One of the Catholic sisters taking part in the Vatican’s Synod of Bishops for the Amazon has called for women religious attending the gathering to be granted the right to vote, saying their status as non-voting participants has been a “strong topic” of discussion.
Medical Mission Sr. Birgit Weiler, one of 20 sisters participating in the synod, noted that while a lay brother was appointed to attend as a voting member, the sisters were not.
“Pope Francis already made it possible, saying it’s not necessary to receive ordination to priesthood to be able to vote when you have participated fully in the whole process of sharing faith, of discerning together,” said Weiler, a Peruvian theologian.

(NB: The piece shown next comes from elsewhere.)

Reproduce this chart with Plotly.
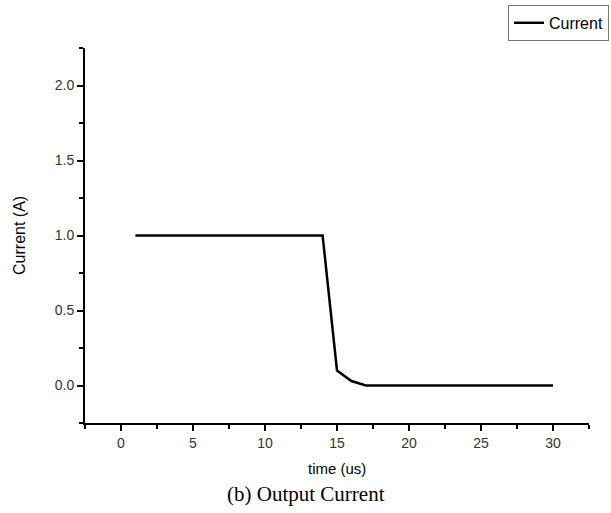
import plotly.graph_objects as go

time_us = [1, 2, 3, 4, 5, 6, 7, 8, 9, 10, 11, 12, 13, 14, 15, 16, 17, 18, 19, 20,
           21, 22, 23, 24, 25, 26, 27, 28, 29, 30]
current_a = [1.0, 1.0, 1.0, 1.0, 1.0, 1.0, 1.0, 1.0, 1.0, 1.0, 1.0, 1.0, 1.0, 1.0,
             0.1, 0.03, 0.0, 0.0, 0.0, 0.0, 0.0, 0.0, 0.0, 0.0, 0.0, 0.0, 0.0, 0.0, 0.0, 0.0]
x_ticks = [0, 5, 10, 15, 20, 25, 30]
y_ticks = [0.0, 0.5, 1.0, 1.5, 2.0]
y_tick_labels = ["0.0", "0.5", "1.0", "1.5", "2.0"]

fig = go.Figure()
fig.add_trace(go.Scatter(x=time_us, y=current_a, mode="lines", name="Current",
                         line=dict(color="black", width=2.5)))

sans = "Liberation Sans, Arial, sans-serif"
axis_font = dict(family=sans, size=14, color="#333333")
fig.update_layout(
    width=611, height=513,
    margin=dict(l=85, r=22, t=48, b=90, autoexpand=False),
    paper_bgcolor="white", plot_bgcolor="white",
    showlegend=True,
    legend=dict(x=1.0397, y=1.115, xanchor="right", yanchor="top",
                bordercolor="#777777", borderwidth=1, bgcolor="white",
                font=dict(family=sans, size=16, color="black"),
                tracegroupgap=0, itemwidth=30),
    xaxis=dict(range=[-2.5, 32.5], tickvals=x_ticks, showgrid=False, zeroline=False,
               showline=True, linecolor="black", linewidth=2, automargin=False,
               ticks="outside", ticklen=6, tickwidth=1.5, tickcolor="black",
               tickfont=axis_font,
               minor=dict(dtick=2.5, ticks="outside", ticklen=4, tickwidth=1.5, tickcolor="black", showgrid=False)),
    yaxis=dict(range=[-0.25, 2.25], tickvals=y_ticks, ticktext=y_tick_labels, showgrid=False, zeroline=False,
               showline=True, linecolor="black", linewidth=2, automargin=False,
               ticks="outside", ticklen=6, tickwidth=1.5, tickcolor="black",
               tickfont=axis_font,
               minor=dict(dtick=0.25, tick0=0, ticks="outside", ticklen=4, tickwidth=1.5, tickcolor="black", showgrid=False)),
    annotations=[
        dict(text="time (us)", xref="paper", yref="paper", x=0.5, y=-0.12,
             xanchor="center", yanchor="middle", showarrow=False,
             font=dict(family=sans, size=15, color="black")),
        dict(text="Current (A)", xref="paper", yref="paper", x=-0.13, y=0.5, textangle=-90,
             xanchor="center", yanchor="middle", showarrow=False,
             font=dict(family=sans, size=16, color="black")),
        dict(text="(b) Output Current", xref="paper", yref="paper",
             x=0.438, y=-0.19, xanchor="center", yanchor="middle", showarrow=False,
             font=dict(family="Liberation Serif, Times New Roman, serif", size=21, color="black")),
    ],
)

fig.write_html("out.html", config={"displayModeBar": False},
               post_script="document.body.style.margin='0';document.body.style.overflow='hidden';")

“We hope very much that something can happen there,” she said during an Oct. 11 press briefing. “There is no real reason why not, because when the brethren can vote, women religious are equal.”
The issue of women’s voting has emerged as an issue in the past three Synods of Bishops, as Francis each time appointed one or two lay brothers as a voting member, but appointed the sisters attending as non-voting auditors or experts.
According to the Catholic Church’s theology, brothers and sisters have analogous roles. They are each non ordained, professed members of religious orders.
Several groups have organized petitions and hosted demonstrations in Rome to call attention to the issue.
Weiler, who is part of the Peruvian bishops’ commission for social action, said the topic had come up in past days in the small working group she was assigned to participate in during the synod. Those groups are known by the Italian term circoliminori (“small circles”). “In our circle, it has been a topic and a strong topic and has been cited by several bishops,” she said.